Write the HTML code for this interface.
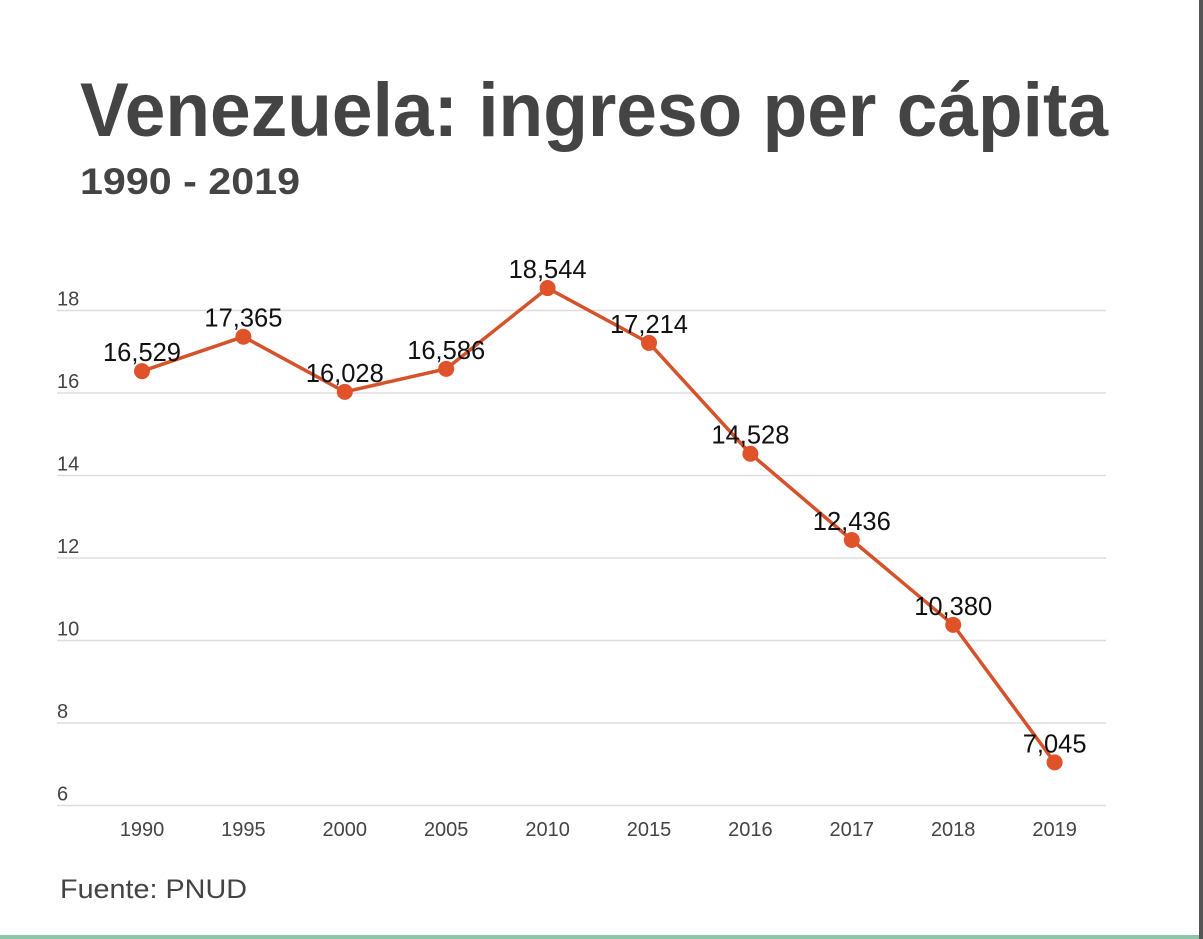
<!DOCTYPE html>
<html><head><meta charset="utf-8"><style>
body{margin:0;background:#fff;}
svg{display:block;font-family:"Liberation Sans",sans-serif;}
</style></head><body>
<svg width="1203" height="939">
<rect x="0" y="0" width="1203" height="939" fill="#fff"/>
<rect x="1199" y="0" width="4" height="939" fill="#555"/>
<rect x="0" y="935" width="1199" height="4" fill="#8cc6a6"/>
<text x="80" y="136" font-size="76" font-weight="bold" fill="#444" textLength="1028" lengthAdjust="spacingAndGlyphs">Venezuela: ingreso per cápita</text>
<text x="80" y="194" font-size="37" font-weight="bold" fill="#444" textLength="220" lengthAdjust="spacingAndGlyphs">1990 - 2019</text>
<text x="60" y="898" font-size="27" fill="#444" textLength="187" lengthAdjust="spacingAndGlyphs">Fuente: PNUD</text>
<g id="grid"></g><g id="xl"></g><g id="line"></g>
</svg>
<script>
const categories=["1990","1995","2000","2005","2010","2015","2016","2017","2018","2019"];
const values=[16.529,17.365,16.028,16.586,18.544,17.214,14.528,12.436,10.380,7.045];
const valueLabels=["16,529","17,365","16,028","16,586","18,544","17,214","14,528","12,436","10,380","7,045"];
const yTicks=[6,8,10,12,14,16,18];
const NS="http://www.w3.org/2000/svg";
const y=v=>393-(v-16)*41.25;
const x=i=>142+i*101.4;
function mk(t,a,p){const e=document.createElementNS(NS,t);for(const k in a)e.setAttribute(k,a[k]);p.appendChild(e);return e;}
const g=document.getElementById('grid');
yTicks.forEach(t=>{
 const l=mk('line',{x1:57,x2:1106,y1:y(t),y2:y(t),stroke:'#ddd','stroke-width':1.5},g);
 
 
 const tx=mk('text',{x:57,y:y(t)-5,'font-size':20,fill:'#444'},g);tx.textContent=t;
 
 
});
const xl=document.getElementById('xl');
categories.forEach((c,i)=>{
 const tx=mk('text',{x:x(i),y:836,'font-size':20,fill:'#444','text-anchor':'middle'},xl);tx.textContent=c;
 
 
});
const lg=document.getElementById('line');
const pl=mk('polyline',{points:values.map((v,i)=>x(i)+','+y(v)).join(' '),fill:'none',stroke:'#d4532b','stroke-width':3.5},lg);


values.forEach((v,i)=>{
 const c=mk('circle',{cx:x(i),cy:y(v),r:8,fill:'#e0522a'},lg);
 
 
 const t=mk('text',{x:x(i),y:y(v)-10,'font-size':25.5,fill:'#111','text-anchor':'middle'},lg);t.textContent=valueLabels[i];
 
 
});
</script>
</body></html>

...

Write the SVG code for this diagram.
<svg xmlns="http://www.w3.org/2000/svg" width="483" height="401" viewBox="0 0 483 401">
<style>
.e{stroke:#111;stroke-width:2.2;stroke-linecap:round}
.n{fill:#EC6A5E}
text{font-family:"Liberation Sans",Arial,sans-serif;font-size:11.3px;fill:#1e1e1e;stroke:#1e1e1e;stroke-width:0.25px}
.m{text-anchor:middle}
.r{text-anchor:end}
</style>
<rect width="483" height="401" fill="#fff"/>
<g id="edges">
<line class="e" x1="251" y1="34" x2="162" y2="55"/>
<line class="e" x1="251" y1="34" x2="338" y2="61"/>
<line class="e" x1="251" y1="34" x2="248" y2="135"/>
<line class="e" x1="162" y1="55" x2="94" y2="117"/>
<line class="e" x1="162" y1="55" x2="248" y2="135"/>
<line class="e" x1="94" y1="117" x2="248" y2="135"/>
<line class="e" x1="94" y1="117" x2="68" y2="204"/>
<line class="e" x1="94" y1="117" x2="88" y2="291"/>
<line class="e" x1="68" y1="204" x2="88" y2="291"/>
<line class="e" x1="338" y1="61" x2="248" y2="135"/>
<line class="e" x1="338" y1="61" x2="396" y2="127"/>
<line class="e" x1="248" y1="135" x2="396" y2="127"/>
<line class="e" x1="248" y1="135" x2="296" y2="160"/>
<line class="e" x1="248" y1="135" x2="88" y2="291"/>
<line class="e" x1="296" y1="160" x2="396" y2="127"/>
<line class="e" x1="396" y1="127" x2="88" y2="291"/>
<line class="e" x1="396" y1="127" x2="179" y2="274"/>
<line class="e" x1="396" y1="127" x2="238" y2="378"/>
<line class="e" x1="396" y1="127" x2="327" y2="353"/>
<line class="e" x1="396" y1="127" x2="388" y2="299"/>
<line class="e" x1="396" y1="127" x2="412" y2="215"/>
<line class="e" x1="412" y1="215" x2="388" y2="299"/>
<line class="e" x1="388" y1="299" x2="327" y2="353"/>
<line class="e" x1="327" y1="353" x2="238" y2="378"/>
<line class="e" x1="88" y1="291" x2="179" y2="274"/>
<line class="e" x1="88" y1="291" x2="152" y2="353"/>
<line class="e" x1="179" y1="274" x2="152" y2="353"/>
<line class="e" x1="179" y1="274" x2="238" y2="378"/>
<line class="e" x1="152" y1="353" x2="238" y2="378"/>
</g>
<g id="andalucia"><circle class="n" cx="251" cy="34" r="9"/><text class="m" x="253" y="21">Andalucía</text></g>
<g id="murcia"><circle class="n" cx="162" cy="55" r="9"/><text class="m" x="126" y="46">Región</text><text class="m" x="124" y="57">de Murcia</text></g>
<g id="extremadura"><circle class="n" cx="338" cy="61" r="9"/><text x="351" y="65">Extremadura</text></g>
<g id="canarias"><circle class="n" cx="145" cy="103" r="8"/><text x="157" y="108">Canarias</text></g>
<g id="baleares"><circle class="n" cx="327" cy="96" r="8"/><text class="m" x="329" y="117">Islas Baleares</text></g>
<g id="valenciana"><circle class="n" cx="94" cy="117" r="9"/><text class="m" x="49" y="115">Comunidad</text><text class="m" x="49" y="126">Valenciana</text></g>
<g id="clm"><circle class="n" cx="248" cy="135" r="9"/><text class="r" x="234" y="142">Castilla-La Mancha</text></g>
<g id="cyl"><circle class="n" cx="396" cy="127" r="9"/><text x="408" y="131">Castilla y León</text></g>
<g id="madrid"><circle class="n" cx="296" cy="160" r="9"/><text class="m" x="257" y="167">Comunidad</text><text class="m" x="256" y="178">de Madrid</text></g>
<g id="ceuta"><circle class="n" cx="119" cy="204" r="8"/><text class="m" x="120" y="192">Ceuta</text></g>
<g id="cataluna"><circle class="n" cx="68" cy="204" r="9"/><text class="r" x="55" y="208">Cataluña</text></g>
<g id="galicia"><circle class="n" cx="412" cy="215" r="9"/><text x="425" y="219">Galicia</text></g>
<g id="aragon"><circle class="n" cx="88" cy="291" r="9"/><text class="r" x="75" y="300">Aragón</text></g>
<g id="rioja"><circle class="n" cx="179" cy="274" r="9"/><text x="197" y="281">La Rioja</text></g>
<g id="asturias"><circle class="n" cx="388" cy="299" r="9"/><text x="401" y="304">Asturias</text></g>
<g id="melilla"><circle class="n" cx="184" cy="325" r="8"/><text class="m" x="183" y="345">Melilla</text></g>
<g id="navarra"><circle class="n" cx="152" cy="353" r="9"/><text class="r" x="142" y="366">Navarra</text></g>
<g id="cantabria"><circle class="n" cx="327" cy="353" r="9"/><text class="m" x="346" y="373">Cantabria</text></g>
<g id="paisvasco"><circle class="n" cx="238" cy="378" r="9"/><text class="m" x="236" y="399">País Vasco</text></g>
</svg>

Your goal:
Return all lines containing "this".

Full answer:
Write the HTML code for this interface.
Write the SVG code for this diagram.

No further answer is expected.